The variety gives the table freedom.

The experience becomes something we assemble together rather than something predetermined by the kitchen.

The Rhythm of the Table

If we pay attention during a good izakaya meal, something else becomes clear: the food rarely arrives all at once.

Instead, it arrives in waves.

A small dish might appear while drinks are being poured. Soon after, the first skewers come off the grill. A fried plate shows up once conversation is in full swing. Later in the evening, someone orders fried rice or noodles almost instinctively.

Close-up of yakitori skewers grilling over charcoal

This pacing mirrors how the night unfolds.

We talk, drink, eat, pause, and repeat. The table never feels overloaded, but it never feels empty either.

In many ways, the kitchen is quietly guiding the rhythm of the evening.

Small Plates, Serious Craft

Calling izakaya dishes “snacks” also ignores the craft behind them.

Many of the dishes look simple on the surface—skewered chicken, fried bites, grilled fish. But the techniques behind them require precision.

Yakitori chefs spend years learning how to manage charcoal heat so skewers remain juicy while the outside develops the right char. Frying karaage requires balancing crispness and lightness. Even humble dishes like tamagoyaki or potato salad demand careful seasoning.

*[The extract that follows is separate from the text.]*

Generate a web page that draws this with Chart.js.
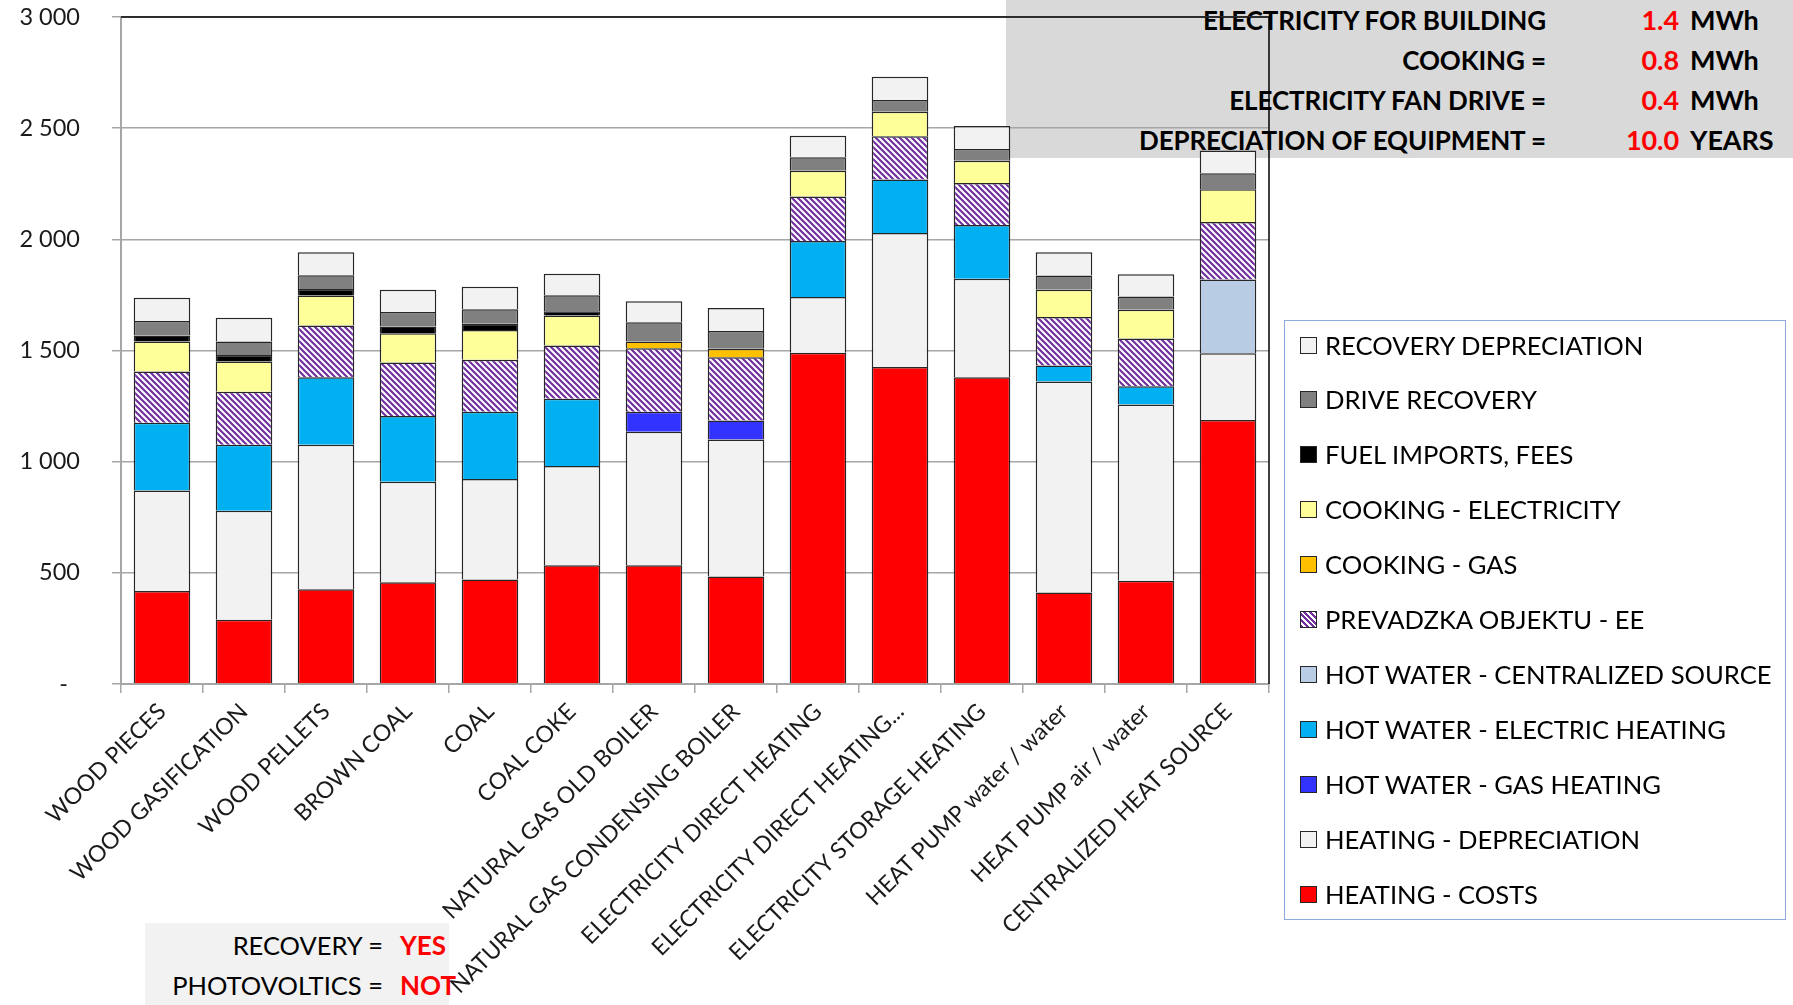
<!DOCTYPE html>
<html>
<head>
<meta charset="utf-8">
<title>Heating cost comparison</title>
<script src="https://cdn.jsdelivr.net/npm/chart.js"></script>
<style>
  body { margin: 0; background: #fff; }
  #wrap { position: relative; width: 1793px; height: 1005px; overflow: hidden; background: #fff; font-family: Lato, sans-serif; }
  #info { position: absolute; left: 1006px; top: 0; width: 787px; height: 158px; background: #d9d9d9; }
  #info .row { position: absolute; left: 0; width: 787px; height: 40px; line-height: 40px; font-weight: bold; font-size: 26px; letter-spacing: -0.1px; }
  #info .lab { position: absolute; right: 247px; color: #000; white-space: nowrap; }
  #info .val { position: absolute; right: 114px; color: #ff0000; font-size: 27px; }
  #info .unit { position: absolute; left: 684px; color: #000; font-size: 27px; }
  #opts { position: absolute; left: 145px; top: 923px; width: 304px; height: 82px; background: #f2f2f2; }
  #opts .row { position: absolute; left: 0; width: 304px; height: 40px; line-height: 40px; font-size: 25.5px; letter-spacing: 0; }
  #opts .lab { position: absolute; right: 66px; color: #000; white-space: nowrap; }
  #opts .val { position: absolute; left: 255px; color: #ff0000; font-weight: bold; font-size: 26px; }
  #chart { position: absolute; left: 0; top: 0; }
  #legend { position: absolute; left: 1284px; top: 320px; width: 500px; height: 598px; border: 1.5px solid #8eaadb; background: #fff; }
  #legend .item { position: absolute; left: 0; height: 55px; line-height: 55px; font-size: 25.6px; color: #000; white-space: nowrap; }
  #legend .box { position: absolute; left: 15px; top: 19px; width: 15px; height: 15px; border: 1px solid #262626; }
  #legend .txt { position: absolute; left: 40px; }
</style>
</head>
<body>
<div id="wrap">
  <div id="info"></div>
  <div id="opts"></div>
  <canvas id="chart" width="1793" height="1005"></canvas>
  <div id="legend"></div>
</div>
<script>
const categories = [
  "WOOD PIECES", "WOOD GASIFICATION", "WOOD PELLETS", "BROWN COAL", "COAL", "COAL COKE",
  "NATURAL GAS OLD BOILER", "NATURAL GAS CONDENSING BOILER", "ELECTRICITY DIRECT HEATING",
  "ELECTRICITY DIRECT HEATING...", "ELECTRICITY STORAGE HEATING", "HEAT PUMP water / water",
  "HEAT PUMP air / water", "CENTRALIZED HEAT SOURCE"
];

// stacked from the bottom up
const heatingCosts        = [418, 289, 426, 458, 470, 534, 534, 484, 1490, 1426, 1380, 412, 464, 1187];
const heatingDepreciation = [452, 490, 650, 452, 452, 446, 601, 616, 251, 602, 443, 949, 793, 301];
const hotWaterGas         = [null, null, null, null, null, null, 90, 85, null, null, null, null, null, null];
const hotWaterElectric    = [305, 297, 304, 295, 303, 303, null, null, 251, 241, 241, 71, 82, null];
const hotWaterCentral     = [null, null, null, null, null, null, null, null, null, null, null, null, null, 331];
const buildingOperation   = [231, 239, 232, 241, 233, 239, 285, 285, 201, 195, 189, 219, 215, 259];
const cookingGas          = [null, null, null, null, null, null, 30, 38, null, null, null, null, null, null];
const cookingElectricity  = [134, 135, 135, 132, 134, 135, null, null, 116, 110, 100, 122, 129, 147];
const fuelImports         = [28, 30, 30, 30, 28, 20, null, null, null, null, null, null, null, null];
const driveRecovery       = [65, 60, 62, 65, 65, 72, 87, 80, 60, 53, 53, 64, 60, 72];
const recoveryDepreciation = [104, 107, 103, 100, 102, 96, 94, 103, 97, 104, 104, 105, 100, 103];

const yTicks = [0, 500, 1000, 1500, 2000, 2500, 3000];

const infoLabels = ["ELECTRICITY FOR BUILDING", "COOKING =", "ELECTRICITY FAN DRIVE =", "DEPRECIATION OF EQUIPMENT ="];
const infoValues = ["1.4", "0.8", "0.4", "10.0"];
const infoUnits  = ["MWh", "MWh", "MWh", "YEARS"];
const optLabels = ["RECOVERY =", "PHOTOVOLTICS ="];
const optValues = ["YES", "NOT"];

// purple / white diagonal hatch
function makeHatch(g) {
  const c = document.createElement('canvas');
  c.width = 6; c.height = 6;
  const p = c.getContext('2d');
  p.fillStyle = '#ffffff';
  p.fillRect(0, 0, 6, 6);
  p.strokeStyle = '#7030a0';
  p.lineWidth = 2.2;
  p.beginPath();
  p.moveTo(-2, -2); p.lineTo(8, 8);
  p.moveTo(-2, 4); p.lineTo(2, 8);
  p.moveTo(4, -2); p.lineTo(8, 2);
  p.stroke();
  return g.createPattern(c, 'repeat');
}

const canvas = document.getElementById('chart');
const hatch = makeHatch(canvas.getContext('2d'));
const hatchCss = 'repeating-linear-gradient(45deg, #7030a0 0 2px, #fff 2px 4px)';

const series = [
  { label: "HEATING - COSTS", data: heatingCosts, color: '#ff0000' },
  { label: "HEATING - DEPRECIATION", data: heatingDepreciation, color: '#f2f2f2' },
  { label: "HOT WATER - GAS HEATING", data: hotWaterGas, color: '#3333ff' },
  { label: "HOT WATER - ELECTRIC HEATING", data: hotWaterElectric, color: '#00b0f0' },
  { label: "HOT WATER - CENTRALIZED SOURCE", data: hotWaterCentral, color: '#b8cce4' },
  { label: "PREVADZKA OBJEKTU - EE", data: buildingOperation, color: hatch, css: hatchCss },
  { label: "COOKING - GAS", data: cookingGas, color: '#ffc000' },
  { label: "COOKING - ELECTRICITY", data: cookingElectricity, color: '#ffff99' },
  { label: "FUEL IMPORTS, FEES", data: fuelImports, color: '#000000' },
  { label: "DRIVE RECOVERY", data: driveRecovery, color: '#808080' },
  { label: "RECOVERY DEPRECIATION", data: recoveryDepreciation, color: '#f2f2f2' }
];

const frame = {
  id: 'frame',
  afterDraw(chart) {
    const { ctx, chartArea: a } = chart;
    ctx.save();
    ctx.strokeStyle = '#000';
    ctx.lineWidth = 1.5;
    ctx.beginPath();
    ctx.moveTo(a.left, a.top);
    ctx.lineTo(a.right, a.top);
    ctx.lineTo(a.right, a.bottom);
    ctx.stroke();
    ctx.restore();
  }
};

const fmt = v => v === 0 ? '-  ' : String(v).replace(/\B(?=(\d{3})+(?!\d))/g, ' ');

new Chart(canvas, {
  type: 'bar',
  data: {
    labels: categories,
    datasets: series.map(s => ({
      label: s.label,
      data: s.data,
      backgroundColor: s.color,
      borderColor: '#262626',
      borderWidth: 1.5,
      categoryPercentage: 1,
      barPercentage: 0.69
    }))
  },
  options: {
    responsive: false,
    animation: false,
    layout: { padding: { left: 0, top: 17, right: 524, bottom: 0 } },
    plugins: { legend: { display: false }, tooltip: { enabled: false } },
    scales: {
      x: {
        stacked: true,
        grid: { display: true, drawOnChartArea: false, tickLength: 9, color: '#a6a6a6', lineWidth: 1.5, offset: true },
        border: { color: '#a6a6a6', width: 2 },
        ticks: { minRotation: 45, maxRotation: 45, autoSkip: false, color: '#1a1a1a', padding: 5, font: { family: 'Lato', size: 23 } },
        afterFit(s) { s.height = 321; }
      },
      y: {
        stacked: true,
        min: 0,
        max: 3000,
        afterBuildTicks(s) { s.ticks = yTicks.map(v => ({ value: v })); },
        ticks: { callback: fmt, color: '#1a1a1a', padding: 32, font: { family: 'Lato', size: 23.5 } },
        grid: { color: '#a6a6a6', lineWidth: 1.5, tickLength: 9 },
        border: { color: '#a6a6a6', width: 2 },
        afterFit(s) { s.width = 121; s.paddingTop = 14; s.paddingBottom = 14; }
      }
    }
  },
  plugins: [frame]
});

// info boxes
const info = document.getElementById('info');
infoLabels.forEach((t, i) => {
  const r = document.createElement('div');
  r.className = 'row';
  r.style.top = (0 + 40 * i) + 'px';
  r.innerHTML = '<span class="lab"></span><span class="val"></span><span class="unit"></span>';
  r.querySelector('.lab').textContent = t;
  r.querySelector('.val').textContent = infoValues[i];
  r.querySelector('.unit').textContent = infoUnits[i];
  info.appendChild(r);
});
const opts = document.getElementById('opts');
optLabels.forEach((t, i) => {
  const r = document.createElement('div');
  r.className = 'row';
  r.style.top = (2 + 40 * i) + 'px';
  r.innerHTML = '<span class="lab"></span><span class="val"></span>';
  r.querySelector('.lab').textContent = t;
  r.querySelector('.val').textContent = optValues[i];
  opts.appendChild(r);
});

// legend, top of stack first
const legend = document.getElementById('legend');
series.slice().reverse().forEach((s, i) => {
  const it = document.createElement('div');
  it.className = 'item';
  it.style.top = (-3.5 + 54.9 * i) + 'px';
  const b = document.createElement('span');
  b.className = 'box';
  b.style.background = s.css || s.color;
  const t = document.createElement('span');
  t.className = 'txt';
  t.textContent = s.label;
  it.appendChild(b);
  it.appendChild(t);
  legend.appendChild(it);
});
</script>
</body>
</html>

Simplicity in izakaya cooking isn’t laziness.

It’s restraint.

More Than Something to Nibble On

So yes, the plates are small.

But they’re not filler between drinks.

Each dish exists to support the rhythm of the table—to keep conversation going, drinks flowing, and the evening stretching just a little longer than planned.

What we’re eating isn’t just a collection of bar snacks.

It’s a dining style built around shared moments, careful pacing, and the quiet craft that defines a great izakaya night.